Extension 2: exploring noun chunks using Spacy (python package)

CogExt_Spacy.ipynb

Turned each title into a group of "noun chunks" and then counts the unique ones in each year. For example "The Study" is likely to be repetitive, and so should be collapsed, it is also likely to occur in each year. Note that I did this before removing the stop-words, because stopwords communicate information about phrase boundaries. I used a quota of 10k titles for the above graph, per year.

Data Processing

This section will show you the steps I took to process and create the data I used above.

Convert Paper Titles to CSV

The first step is the convert all of the paper titles into csv files. This is done by running the python file called convert_to_csv.

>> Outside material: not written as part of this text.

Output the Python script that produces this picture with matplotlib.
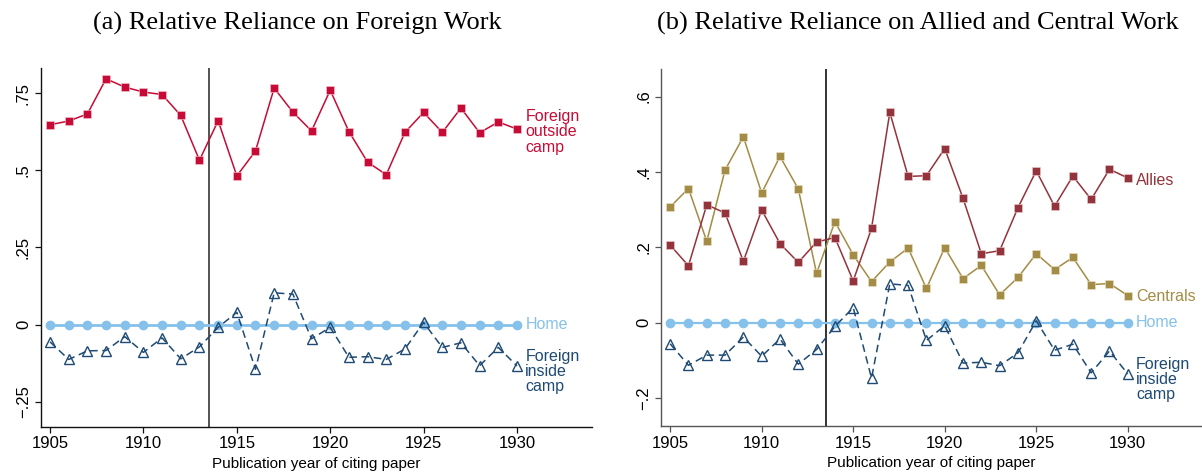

This script accepts one requires argument (--input) that specifies the path to folder with the raw paper titles. You can specify the output directory by optional argument --output. If you don't specify the output directory, a directory called paper_titles_processed will be created and will contain all the CSV files. This is what I did for this analysis - I created a new folder called paper_titles_processed.

Example code to run the file: python convert_to_csv.py --input paper_titles

Join CSV Paper Titles

Joined all of the csv files into one large dataframe that contains all of the paper titles. This was done using the purr package in R. This script is titled join_titles_R.

Outcome: creates a data set called joined_titles.

Data Wrangling

All of the data wrangling is done in R. Everything is documented and submitted as a PDF.

Script

PDF file

Output: Final data set is called data_process

Python Notebooks

Use nbviewer to render the jupyter notebook if github isn't rendering the notebook.